Ainda assim, não nos parece claro que Miriam criticou Moshé pela cor da pele de sua esposa. No mundo antigo, não há muitos registros de discriminação pela cor da pele. Havia questões de guerras, escravidão, que não estava ligada apenas aos africanos, vide a etimologia da palavra eslavo. Muitos gregos acabaram se tornando escravos dos romanos, e assim por diante (1).

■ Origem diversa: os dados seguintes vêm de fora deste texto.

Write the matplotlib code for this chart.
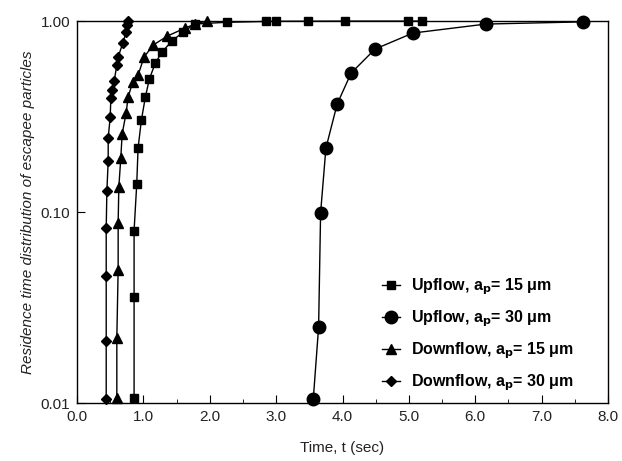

No Egito antigo, por exemplo, havia registros de várias etnias convivendo em seu território(2). Os Israelitas estavam acostumados, portanto, a ver e conviver com pessoas com diferentes tons de pele. Além disso, a Torá não se refere à cor dos israelitas ou de outros. Eram os valores que identificavam os descendentes de Avraham, Yitzchak e Ya'akov e os diferenciavam dos outros povos. A crítica dos irmãos de Moshé pode ter sido porque sua esposa não era originalmente israelita, o que deveria ser um padrão esperado do líder do povo, e que já vimos não parece ter incomodado o Eterno e nem, obviamente, Moshé. O que está claro, não obstante, é que a lashon hará não era, e não é, uma coisa qualquer. É um assunto que parece batido, mas nunca superado. Um erro no qual muitas vezes caímos. Os sábios rapidamente associaram a lepra ao ato de falar mal. É simbolicamente, mas com efeito, uma doença da alma, sermos capazes de ver os defeitos dos outros e não suas virtudes; termos mais prazer em divulgar o deslize do que o sucesso.
Outra possibilidade para que Miriam não tenha necessariamente sido racista é que há registros, inclusive no Talmud, de que os israelitas não eram o que definimos hoje em dia como "brancos". Vejamos o que nos diz a Mishná. No Tratado Negaim 2:1, que trata de doenças de pele - como a própria tzora’át, encontramos o seguinte:
“A mancha brilhante em um germânico aparece como branco opaco, e o ponto branco opaco em um cushita (etíope) aparece como branco brilhante. Rav Ismael diz que os filhos de Israel são como o buxo, nem preto nem branco, mas de um tom intermediário.”
Aqui há uma instrução de como identificar a doença de acordo com diferentes tonalidades de pele. O israelita é descrito como tendo uma tonalidade intermediária. Logo, pode ser que Miriam não tenha visto a si mesma como muito diferente fisicamente da esposa de Moshé, uma vez que não era “branca”.
São conjecturas e provocações, exercícios de pensamento diante do mundo racista em que vivemos. Aliás, os cientistas modernos descrevem as definições raciais atuais como obsoletas, portanto uma construção social (3). O que não significa que não deva ser combatido e eliminado de nossa sociedade.
O que importa é que a Torá não trata de tom ou cor de pele nos seres humanos. Temos o exemplo de Abraham Joshua Hershel, o rabino que convenceu o Vaticano a renunciar suas condenações contra os judeus e que marchou de Selma no Alabama à Montgomery, capital do estado, com Martin Luther King na luta contra a segregação racial nos Estados Unidos nos anos 60. A Torá se importa, então, com o nosso comportamento, com a diferença que podemos fazer. Essa sim deve continuar a ser nossa marca registrada, a marca histórica do povo de Israel, para o melhoramento do mundo.